Another big plus about the national parks idea is that in the beginning its cost to the taxpayer was zero—well, almost zero. A growing level of state and national intervention cost the American people next to nothing for most of the parks’ early history. Remember, one thing the federal government has always had lots of is land. Throughout most of the the 19th century the government was basically giving it away to anyone brave enough to go west and settle and develop it. Most of the land initially designated for national parks was in the West and was already in the possession of the federal government, so it didn’t cost anything to acquire. And where land did have to be obtained, it was usually purchased by public fund-raising or donations from wealthy benefactors (see below). For much of the parks’ early history, there was little or no government funding for development of park resources for tourism or anything else, and such funding as there was mostly came from private interests.

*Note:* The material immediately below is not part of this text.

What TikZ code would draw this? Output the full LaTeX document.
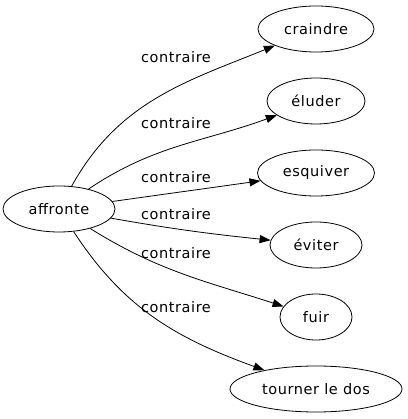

In this way the parks became defined early on not with “wasteful government spending” but with tremendous acts of philanthropy allied with the public good. And these philanthropic acts were associated with some of the brightest and most powerful men in American society—often men who had made their fortunes in the cut-throat world of late 19th century laissez-faire capitalism. Now these men wished to give something back to the nation, in the form of huge parcels of land that they would fight for and sometimes pay for out of their own pockets, to be kept in trust for the American people. They included many of the great industrial families of the age, including the Mellons and especially the Rockefellers. Stephen Mather, the park service’s first director, was not quite in the Rockefeller league, but he was loaded. (As an industrialist, Mather had acquired a personal fortune but had a passion for the parks idea and went to work for the federal government as head of the park service essentially for free.) Add in the fact that the initial impetus for opening up the parks to public visitation was provided not by the government but by the big railroads looking entice fee-paying customers to travel out west in their trains and stay in their luxury hotels.

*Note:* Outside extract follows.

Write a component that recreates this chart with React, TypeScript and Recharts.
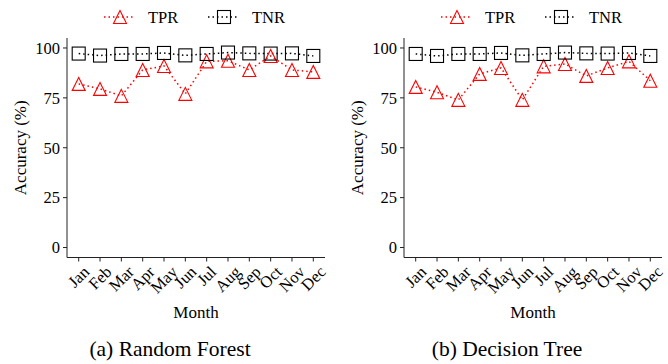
import React from "react";
import { LineChart, Line, XAxis, YAxis, Legend } from "recharts";

const months = ["Jan", "Feb", "Mar", "Apr", "May", "Jun", "Jul", "Aug", "Sep", "Oct", "Nov", "Dec"];
const yTicks = [0, 25, 50, 75, 100];
const seriesOrder = ["TPR", "TNR"];

// random forest
const rfTpr = [82, 79.5, 76, 89, 91, 77, 93.3, 93.6, 89, 96, 89, 88];
const rfTnr = [97.2, 96.2, 97, 97, 97.5, 96.3, 97, 97.7, 97.3, 97.2, 97.3, 96];

// decision tree
const dtTpr = [80.5, 77.8, 74, 87, 90, 74, 90.8, 92, 86, 90, 93.3, 83.6];
const dtTnr = [97, 96, 97, 97, 97.5, 96.3, 97, 97.7, 97.3, 97.2, 97.5, 96];

const FONT = "Liberation Serif, Tinos, DejaVu Serif, Times New Roman, serif";
const RED = "#ff0000";
const FRAME = "#222";

let ctx: CanvasRenderingContext2D | null = null;
function textWidth(s: string, size: number) {
  if (!ctx) ctx = document.createElement("canvas").getContext("2d");
  if (!ctx) return s.length * size * 0.5;
  ctx.font = `${size}px ${FONT}`;
  return ctx.measureText(s).width;
}

function marker(kind: string, cx: number, cy: number, color: string, key?: any) {
  const s = 6.5;
  if (kind === "TPR") {
    return (
      <polygon
        key={key}
        points={`${cx},${cy - s} ${cx - s},${cy + s} ${cx + s},${cy + s}`}
        fill="none"
        stroke={color}
        strokeWidth={1.1}
      />
    );
  }
  return (
    <rect key={key} x={cx - s} y={cy - s} width={2 * s} height={2 * s} fill="none" stroke={color} strokeWidth={1.1} />
  );
}

const TriDot = (p: any) => (p.cx == null ? null : marker("TPR", p.cx, p.cy, RED, p.index));
const SqDot = (p: any) => (p.cx == null ? null : marker("TNR", p.cx, p.cy, "#000", p.index));

const MonthTick = (p: any) => {
  const { x, y, payload } = p;
  const fs = 16.5;
  const w = textWidth(payload.value, fs);
  const h = fs * 0.95;
  const half = ((w + h) * Math.SQRT1_2) / 2;
  const cy = y + half;
  return (
    <text
      x={x}
      y={cy}
      textAnchor="middle"
      dominantBaseline="central"
      transform={`rotate(-45, ${x}, ${cy})`}
      fontSize={fs}
      fontFamily={FONT}
      fill="#000"
    >
      {payload.value}
    </text>
  );
};

const renderLegend = (props: any) => {
  const items = [...(props.payload || [])].sort(
    (a: any, b: any) => seriesOrder.indexOf(a.value) - seriesOrder.indexOf(b.value)
  );
  return (
    <svg width={334} height={28}>
      {items.map((it: any, i: number) => {
        const x0 = 104 + i * 104;
        const color = it.color;
        return (
          <g key={it.value}>
            <line x1={x0} x2={x0 + 31} y1={14} y2={14} stroke={color} strokeWidth={1.5} strokeDasharray="1.5 3" />
            {marker(it.value, x0 + 16, 14, color)}
            <text x={x0 + 44} y={14} dominantBaseline="central" fontSize={16.5} fontFamily={FONT} fill="#000">
              {it.value}
            </text>
          </g>
        );
      })}
    </svg>
  );
};

function Panel({ tpr, tnr, caption, left }: { tpr: number[]; tnr: number[]; caption: string; left: number }) {
  const data = months.map((m, i) => ({ month: m, TPR: tpr[i], TNR: tnr[i] }));
  return (
    <div style={{ position: "absolute", left, top: 0, width: 334, height: 364, fontFamily: FONT }}>
      <LineChart
        width={334}
        height={364}
        data={data}
        margin={{ top: 38, right: 9, left: 22, bottom: 46.5 }}
        style={{ fontFamily: FONT }}
      >
        <XAxis
          dataKey="month"
          interval={0}
          padding={{ left: 11.7, right: 11.7 }}
          tickSize={4}
          tickMargin={2}
          height={60}
          stroke={FRAME}
          tick={<MonthTick />}
          label={{ value: "Month", position: "insideBottom", offset: 0, fontSize: 17, fontFamily: FONT, fill: "#000" }}
        />
        <XAxis xAxisId="top" orientation="top" dataKey="month" height={0} tick={false} tickLine={false} stroke={FRAME} />
        <YAxis
          domain={[-5, 105]}
          ticks={yTicks}
          width={45}
          tickSize={4}
          tickMargin={3}
          stroke={FRAME}
          tick={{ fill: "#000", fontSize: 16.5, fontFamily: FONT }}
          label={{
            value: "Accuracy (%)",
            angle: -90,
            position: "insideLeft",
            offset: -2,
            fontSize: 17,
            fontFamily: FONT,
            fill: "#000",
            style: { textAnchor: "middle" },
          }}
        />
        <YAxis yAxisId="right" orientation="right" width={0} domain={[0, 1]} tick={false} tickLine={false} stroke={FRAME} />
        <Legend verticalAlign="middle" align="center" content={renderLegend} wrapperStyle={{ top: 3, left: 0, width: 334 }} />
        <Line
          dataKey="TPR"
          name="TPR"
          stroke={RED}
          strokeWidth={1.5}
          strokeDasharray="1.5 3"
          dot={TriDot}
          activeDot={false}
          isAnimationActive={false}
        />
        <Line
          dataKey="TNR"
          name="TNR"
          stroke="#000"
          strokeWidth={1.5}
          strokeDasharray="1.5 3"
          dot={SqDot}
          activeDot={false}
          isAnimationActive={false}
        />
      </LineChart>
      <div
        style={{
          position: "absolute",
          left: 170,
          top: 339,
          transform: "translateX(-50%)",
          whiteSpace: "nowrap",
          fontFamily: FONT,
          fontSize: 21.5,
          lineHeight: "21.5px",
          color: "#000",
        }}
      >
        {caption}
      </div>
    </div>
  );
}

export default function App() {
  return (
    <div style={{ position: "absolute", left: 0, top: 0, width: 668, height: 364, background: "#fff", overflow: "hidden" }}>
      <Panel tpr={rfTpr} tnr={rfTnr} caption="(a) Random Forest" left={0} />
      <Panel tpr={dtTpr} tnr={dtTnr} caption="(b) Decision Tree" left={337} />
    </div>
  );
}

Thus the foundation stones for the parks and the park service were laid not with faceless Washington bureaucrats but with rich, powerful and influential private figures. So by the time the park service did finally start to receive significant infusions of taxpayer money in the 1950s and 1960s (especially with its Mission 66 project) it was building on almost a century’s worth of positive associations plus private philanthropy dedicated toward the public good—a period of time that allowed its continuing operations to feel like they had become an intricate part of the fabric of American society. This process was only aided when the park service took over the nation’s national battlefields, honoring and preserving the dead from the Revolutionary and Civil Wars (more on this later).
Of course, the park service did eventually start sucking from the public teat. Even before Mission 66 the park service benefitted from FDR’s New Deal, especially with the creation of new parks and with its use of the Civilian Conservation Corps (CCC). And Mission 66 dovetailed nicely with LBJ’s Great Society programs, which provided more funding. And the park service did develop a bureaucracy that could be just as intricate and confusing and downright infuriating as that of any other government department. But the absolute sums in terms of taxpayer money were always miniscule compared with other federal programs, and the benefits of this spending were immediately clear to anyone who visited and enjoyed a NPS site. And in contrast to many other areas of expansion of the federal government in the mid-20th century, the parks and the park service had already had many many decades to “bed down” and seep into the consciousness of the American people. When average Americans thought about the park service they typically didn’t think about faceless, lazy bureaucrats in their offices; they thought about the landscape and the wonders of the American landscape—and more and more, in the 20th century, they thought about that iconic representative of the park service: the park ranger. I’ll come back to that in another post.